The best dealers go to great lengths to furnish clients with documents verifying the quality rating, natural origin and provenance of a stone — showing, for example, that an emerald hails from the famous Muzo mine in Colombia — and disclosing any treatments applied to enhance its appearance.
If no grading report is available for a stone you are interested in, the dealer should be able to provide an authenticity document, such as an appraisal or info sheet, that has been signed by an in-house gemologist or professional appraiser. Google those names, too, for extra peace of mind.
Under what circumstances would it be okay to purchase a stone without certification? “The only exceptions are with diamonds below three-quarters of a carat or if it’s an antique ring in which the diamonds are bezel-set — GIA will only grade loose diamonds,” says Jonathan Birnbach, owner of J. Birnbach in New York, noting that a bezel setting makes it difficult to pry a diamond out. “In that case, we offer an appraisal based upon our analysis of the diamonds. Outside of these two categories, we strongly recommend that every diamond comes with a GIA certificate.”

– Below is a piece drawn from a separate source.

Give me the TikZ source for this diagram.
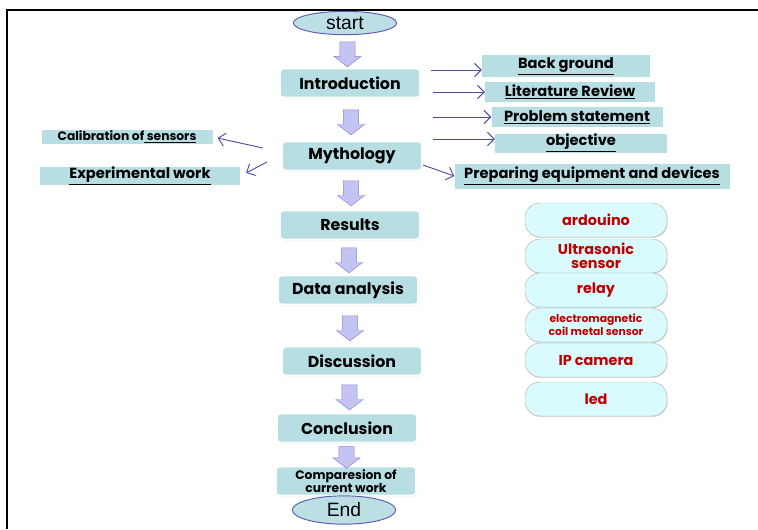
\documentclass[tikz,border=0pt]{standalone}
\usepackage{fontspec}
\setmainfont{Liberation Sans}
\newfontfamily\boxfont{Poppins}
\usepackage{tikz}
\usetikzlibrary{positioning, calc}
\usetikzlibrary{shapes.geometric, shapes.arrows, shadows, arrows.meta}

\definecolor{stepfill}{HTML}{B7DEE3}
\definecolor{ovalline}{HTML}{5B5BB0}
\definecolor{ovalfill}{HTML}{BCDFE6}
\definecolor{arrowfill}{HTML}{C4C4F2}
\definecolor{arrowline}{HTML}{8686D6}
\definecolor{linkcol}{HTML}{4D4DA6}
\definecolor{partfill}{HTML}{DAFBFD}
\definecolor{partline}{HTML}{B4B4B4}
\definecolor{parttext}{HTML}{C00000}

\begin{document}
\begin{tikzpicture}[x=0.3mm, y=-0.3mm,
    oval/.style={ellipse, draw=ovalline, fill=ovalfill, thick, minimum width=31mm, minimum height=7mm, inner sep=0pt, font=\fontsize{16.5}{17}\selectfont},
    stepbox/.style={rectangle, rounded corners=3pt, fill=stepfill, draw=white, line width=1.5pt, drop shadow={shadow xshift=0.6pt, shadow yshift=-0.8pt, opacity=0.35}, minimum width=42mm, minimum height=8.7mm, inner sep=0pt, font=\boxfont\bfseries\fontsize{13.5}{14}\selectfont},
    downarrow/.style={single arrow, shape border rotate=270, draw=arrowline, fill=arrowfill, inner sep=2.2mm, minimum width=8mm, minimum height=7.5mm, single arrow tip angle=105, single arrow head extend=1.8mm},
    topic/.style={rectangle, fill=stepfill, inner sep=0pt, font=\boxfont\bfseries\fontsize{12.5}{13}\selectfont},
    part/.style={rectangle, rounded corners=4.5mm, draw=partline, fill=partfill, drop shadow={shadow xshift=0.6pt, shadow yshift=-0.8pt, opacity=0.3}, minimum width=42.6mm, minimum height=10.2mm, inner sep=0pt, align=center, text=parttext, font=\boxfont\bfseries\fontsize{12.3}{12}\selectfont},
    link/.style={linkcol, thick, -{Straight Barb[length=2mm]}}
  ]
    \useasboundingbox (0,0) rectangle (758,529);

    % Frame
    \draw[line width=0.7mm] (7,529) -- (7,10) -- (758,10);

    % Main flow
    \node[oval] (start) at (345,23) {start};
    \node[stepbox] (intro) at (350,83) {Introduction};
    \node[stepbox] (myth) at (352,156) {Mythology};
    \node[stepbox] (res) at (350,225) {Results};
    \node[stepbox] (data) at (348,290) {Data analysis};
    \node[stepbox] (disc) at (352,361) {Discussion};
    \node[stepbox] (concl) at (347,428) {Conclusion};
    \node[stepbox, font=\boxfont\bfseries\fontsize{10.5}{10}\selectfont, align=center] (comp) at (346,481) {Comparesion of\\current work};
    \node[oval, minimum height=8.5mm] (end) at (344,510) {End};

    % Block arrows between steps
    \node[downarrow] (a1) at ($(start.south)!0.5!(intro.north)$) {};
    \node[downarrow] (a2) at ($(intro.south)!0.5!(myth.north)$) {};
    \node[downarrow] (a3) at ($(myth.south)!0.5!(res.north)$) {};
    \node[downarrow] (a4) at ($(res.south)!0.5!(data.north)$) {};
    \node[downarrow] (a5) at ($(data.south)!0.5!(disc.north)$) {};
    \node[downarrow] (a6) at ($(disc.south)!0.5!(concl.north)$) {};
    \node[downarrow, minimum height=6.5mm] (a7) at ($(concl.south)!0.5!(comp.north)$) {};

    % Topics on the right
    \node[topic, minimum width=50.4mm, minimum height=6.6mm] (bg) at (566,66) {\underline{Back ground}};
    \node[topic, minimum width=51mm, minimum height=6mm] (lit) at (570,92) {\underline{Literature\ Review}};
    \node[topic, minimum width=51.3mm, minimum height=6mm] (prob) at (577,117) {\underline{Problem statement}};
    \node[topic, minimum width=51.6mm, minimum height=5.7mm] (obj) at (581,143) {\underline{objective}};
    \node[topic, minimum width=82.5mm, minimum height=7.5mm] (prep) at (592,176) {\underline{Preparing equipment and devices}};

    % Topics on the left
    \node[topic, minimum width=51.3mm, minimum height=4.2mm, font=\boxfont\bfseries\fontsize{10.5}{11}\selectfont] (calib) at (127,137) {Calibration of\underline{\ sensors}};
    \node[topic, minimum width=60mm, minimum height=5.4mm] (expw) at (140,176) {\underline{Experimental work}};

    % Links
    \coordinate (t1) at (431,70);
    \coordinate (t2) at (433,92);
    \coordinate (t3) at (433,117);
    \coordinate (t4) at (433,139);
    \coordinate (t5) at (423,165);
    \coordinate (t6) at (263,148);
    \coordinate (t7) at (267,162);
    \draw[link] (t1) -- (t1 -| bg.west);
    \draw[link] (t2) -- (t2 -| lit.west);
    \draw[link] (t3) -- (t3 -| prob.west);
    \draw[link] (t4) -- (t4 -| obj.west);
    \draw[link] (t5) -- (prep.west);
    \draw[link, shorten >=1.5mm] (t6) -- (calib.east);
    \draw[link, shorten >=2mm] (t7) -- (expw.east);

    % Devices
    \node[part] (ard) at (596,220) {ardouino};
    \node[part] (ultra) at (596,256) {Ultrasonic\\sensor};
    \node[part] (relay) at (596,290) {relay};
    \node[part, font=\boxfont\bfseries\fontsize{9.2}{9.5}\selectfont] (coil) at (596,325) {electromagnetic\\coil metal sensor};
    \node[part] (cam) at (596,360) {IP camera};
    \node[part] (led) at (596,399) {led};

\end{tikzpicture}
\end{document}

But whatever reassurance a lab certificate offers, don’t let technical details distract you from focusing on finding a gem you love. “The most important thing to keep in mind is that what you prefer does not necessarily have to be the best-graded gem,” says Sanogo. “Buy what you like, and you will never be disappointed.”
Ask for Videos & Visuals
When transacting with a gem dealer online, you should always request real-time videos and photographs, since professional photos of a stone, usually on a white background, have likely been retouched for optimal presentation.
Specify photos shot under different lighting conditions, including both natural and incandescent light (from a standard bulb), to get a more accurate idea of the stone’s color and sparkle in real life. Beissekova further recommends that you “ask for the videos to be taken on a hand, as it can help with understanding the size of the stone better.”
Finally, how do you know if you’re getting a good deal? If it were a house, you’d go on Zillow to see what comparable homes have recently sold for in the same neighborhood. For colored gems, unfortunately, “there is no perfect indicator for a ‘good deal,’ ” says Sanogo, “because of the many factors that must be taken into account before assigning value.” Different colored-stone categories have different criteria for determining value, but this list on the Gemstone Academy website is a good place to crunch the numbers on a very basic level.
“However,” she continues, “prices for diamonds in the D-Z color range are somewhat more straightforward or standardized.”
Head to Rapaport for the definitive price list that most diamond dealers use as a guideline, to aid in your negotiations. And again, working with a seller who has a sterling reputation can boost your confidence in the fairness of the quoted price.